Sunday, January 13, 2013

I'm starting to get a much clearer handle on why I've never cared much for this guy

When Colin Powell first came to my attention, he was a Desert Storm general, and, for a brief time, I admired him greatly.  The press conference in which he pointed to a map of Iraqi troop movements and said "The objective is to cut it off and kill it" was pure gold.

Then he retired from the Army and embarked on his civilian career.  He was harmless enough during his stint running that foundation dedicated to helping kids read better or whatever, but, because he went that route rather than into actual think-tank work, my interest level waned rapidly.  He spoke at Republican conventions and his name was even floated as a presidential candidate, but it was those circumstances that brought his ideological squishiness to the fore - being on board with affirmative action, being cool with the extermination of fetal Americans.  Hence I was uneasy about his placement as Secretary of State in the first W administration, a feeling compounded when stories about his tense relations with Dick Cheney and Donald Rumsfeld began to surface.

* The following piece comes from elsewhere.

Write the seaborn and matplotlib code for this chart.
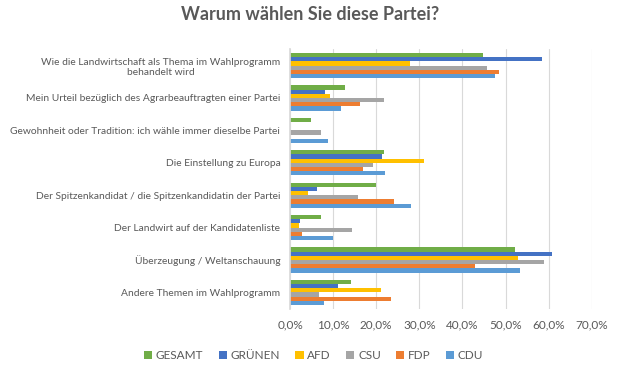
import pandas as pd
import seaborn as sns
import matplotlib.pyplot as plt
from matplotlib.ticker import FuncFormatter

categories = [
    "Wie die Landwirtschaft als Thema im Wahlprogramm\nbehandelt wird",
    "Mein Urteil bezüglich des Agrarbeauftragten einer Partei",
    "Gewohnheit oder Tradition: ich wähle immer dieselbe Partei",
    "Die Einstellung zu Europa",
    "Der Spitzenkandidat / die Spitzenkandidatin der Partei",
    "Der Landwirt auf der Kandidatenliste",
    "Überzeugung / Weltanschauung",
    "Andere Themen im Wahlprogramm",
]

parties = ["GESAMT", "GRÜNEN", "AFD", "CSU", "FDP", "CDU"]

gesamt = [0.447, 0.128, 0.049, 0.218, 0.200, 0.073, 0.522, 0.142]
gruenen = [0.584, 0.081, 0.0, 0.213, 0.063, 0.023, 0.608, 0.111]
afd = [0.278, 0.093, 0.0, 0.311, 0.042, 0.021, 0.529, 0.211]
csu = [0.456, 0.218, 0.072, 0.193, 0.158, 0.144, 0.589, 0.067]
fdp = [0.484, 0.162, 0.0, 0.169, 0.241, 0.028, 0.428, 0.234]
cdu = [0.475, 0.118, 0.088, 0.220, 0.281, 0.100, 0.534, 0.079]

colors = ["#70AD47", "#4472C4", "#FFC000", "#A5A5A5", "#ED7D31", "#5B9BD5"]


def build_frame() -> pd.DataFrame:
    series = [gesamt, gruenen, afd, csu, fdp, cdu]
    rows = []
    for party, values in zip(parties, series):
        for cat, v in zip(categories, values):
            rows.append({"Kategorie": cat, "Partei": party, "Anteil": v})
    return pd.DataFrame(rows)


def main() -> None:
    df = build_frame()

    sns.set_theme(style="white")
    plt.rcParams["font.family"] = ["Lato", "DejaVu Sans"]
    text_color = "#595959"

    fig = plt.figure(figsize=(6.21, 3.74), dpi=100)
    ax = fig.add_axes([0.467, 0.175, 0.486, 0.693])

    sns.barplot(
        data=df,
        y="Kategorie",
        x="Anteil",
        hue="Partei",
        hue_order=parties,
        order=categories,
        palette=colors,
        orient="h",
        width=0.78,
        ax=ax,
        saturation=1,
        linewidth=0,
        edgecolor="none",
    )

    ax.set_xlim(0, 0.7)
    ax.set_xticks([i / 10 for i in range(8)])
    ax.xaxis.set_major_formatter(
        FuncFormatter(lambda v, _: f"{v * 100:.1f}%".replace(".", ","))
    )
    ax.grid(axis="x", color="#D9D9D9", linewidth=0.8)
    ax.set_axisbelow(True)
    for side in ["top", "right", "bottom"]:
        ax.spines[side].set_visible(False)
    ax.spines["left"].set_color("#D9D9D9")
    ax.set_xlabel("")
    ax.set_ylabel("")
    ax.tick_params(axis="x", labelsize=8.5, colors=text_color, pad=8, length=0)
    ax.tick_params(axis="y", labelsize=7.4, colors=text_color, length=0, pad=7)
    for lbl in ax.get_yticklabels():
        lbl.set_multialignment("center")

    handles, labels = ax.get_legend_handles_labels()
    ax.get_legend().remove()
    leg = fig.legend(
        handles,
        labels,
        loc="center",
        bbox_to_anchor=(0.505, 0.05),
        ncol=6,
        frameon=False,
        fontsize=8.5,
        handlelength=0.7,
        handleheight=0.7,
        handletextpad=0.3,
        columnspacing=1.3,
    )
    for t in leg.get_texts():
        t.set_color(text_color)

    fig.suptitle(
        "Warum wählen Sie diese Partei?",
        x=0.5,
        y=0.985,
        fontsize=13,
        fontweight="bold",
        color=text_color,
    )

    fig.savefig("out.png", dpi=100)


if __name__ == "__main__":
    main()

Since then, he's become downright obnoxious.  Of course, that's my feeling about anybody who has publicly waxed enthusiastically about the Most Equal Comrade - and, yes, I realize that, by that definition, in more than half the encounters in my daily life, I'm dealing with obnoxiousness.

But his appearance on Meet the Press this morning, so aptly covered by Ben Shapiro at Brietbart, is a new low.  The guy is either disingenuous in the extreme or appallingly ill-informed.  What the hell prompted him to utter the inanity - with no substantiation - that a major problem with today's GOP is the prevalence of birtherism?  And trotting our a chip on the shoulder over various Pub figures' use of terms like "lazy" or "shuck and jive" is a tactic worthy of Cornel West, not an ostensibly distinguished statesman.

Do us a favor, General, and go the full Charlie Crist / Lincoln Chafee/ Arlen Specter.  We're trying to cultivate a pro-Western-greatness party here, and it's clear you have a whole other set of values.